A companion volume to the DIY treasure-hunting History Channel series.
Is there anyone who doesn’t like a good yarn of hidden treasure and long-lost gold? No, and that’s why Robert Louis Stephenson remains so popular today. Unfortunately, this book is no Treasure Island but instead a sometimes-tedious, overly detailed account of the many treasure-hunting expeditions to a woody Canadian island and the theories about the treasure hidden underground. Former Rolling Stone contributing editor and true-crime specialist Sullivan (Untouchable: The Strange Life and Tragic Death of Michael Jackson, 2012, etc.) explores a tale focusing on the efforts of brothers Marty and Rick Lagina to wrest the secrets of a scrubby, tiny spot of land off the Nova Scotia coast. And what might they find? Red herrings, maybe, including “a giant insulating sponge spread out for a length of 145 feet along the shoreline between the high and low tide marks.” Also, deep pits, tunnels, and hidden chambers, to say nothing of “five large granite stones that were spread in different directions in the vicinity of…Joudrey’s Cove.” What else?
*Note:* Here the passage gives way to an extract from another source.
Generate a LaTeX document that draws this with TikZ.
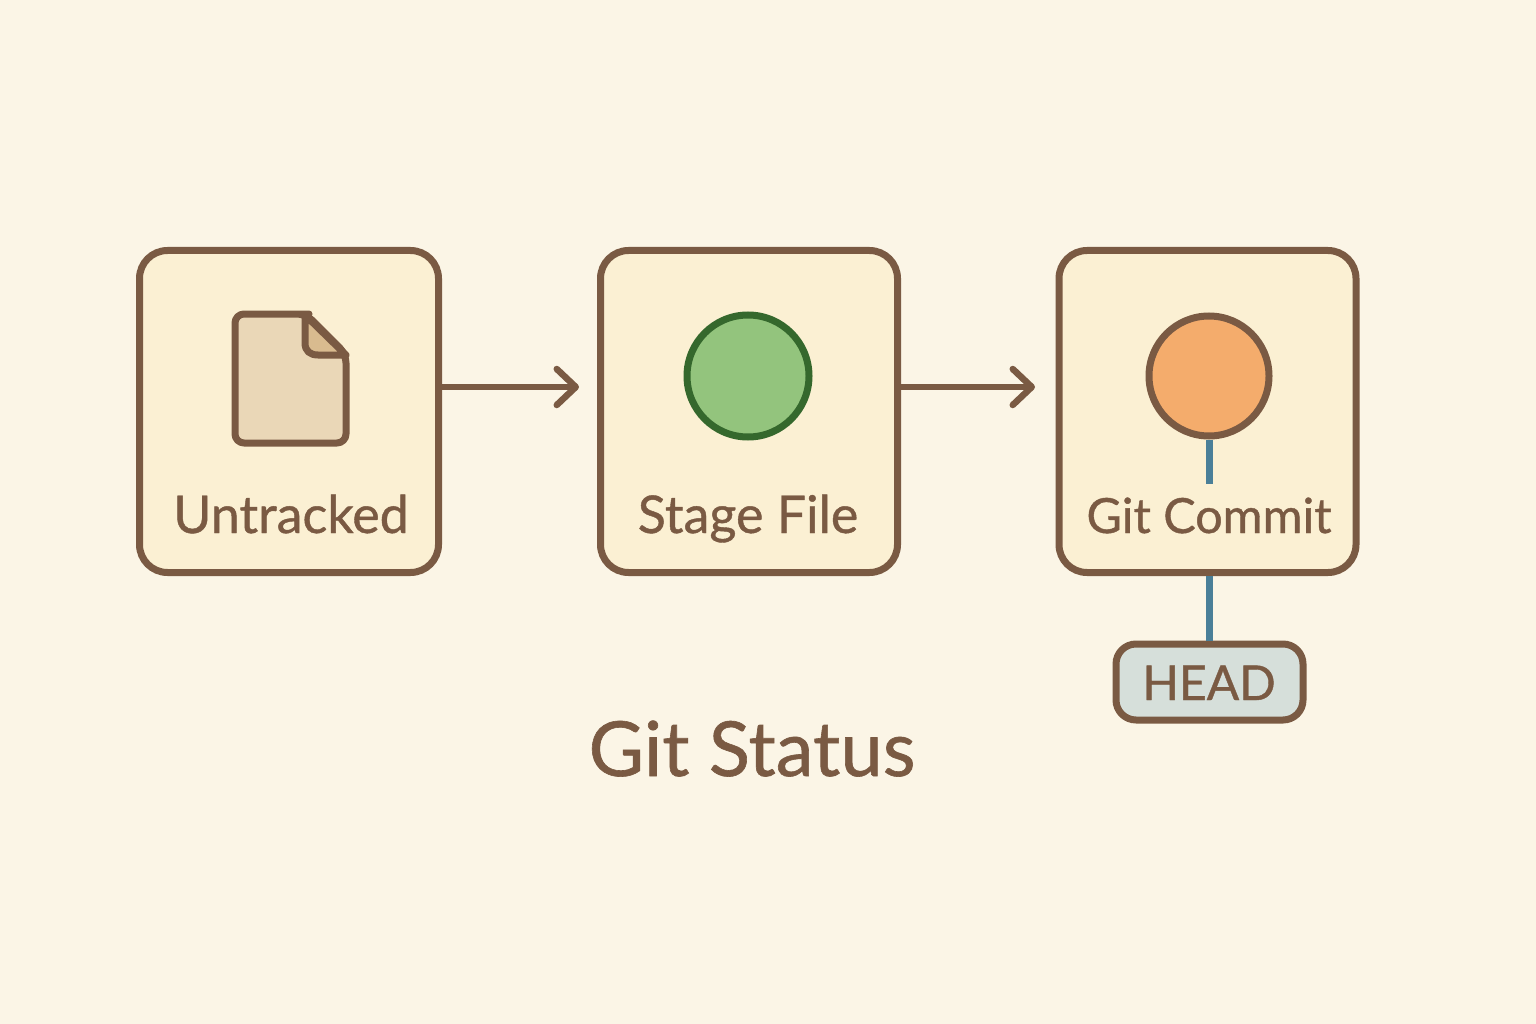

Well, Oak Island could hide Spanish doubloons from ships blown off course by Caribbean hurricanes or maybe some of Captain Kidd’s ill-gotten loot. Then there are more Dan Brown–esque possibilities, all of which the Lagina brothers merrily entertain on their show and Sullivan dutifully rehearses: the Holy Grail and Ark of the Covenant, for example, spirited away from their lairs in Cathar France to Scotland “and then, of course, to Oak Island.” Maybe there is something planted by the Knights Templar or a secret left behind by Francis Bacon, the English scientist and all-around oddball, “a theory tethered—at some points, at least—to historical evidence,” as Sullivan credulously but unconvincingly writes.
A middling account for those with an unquenchable jones for yarns of lost codices, Nicholas Cage movies, Edgar Cayce prophecies, and the like.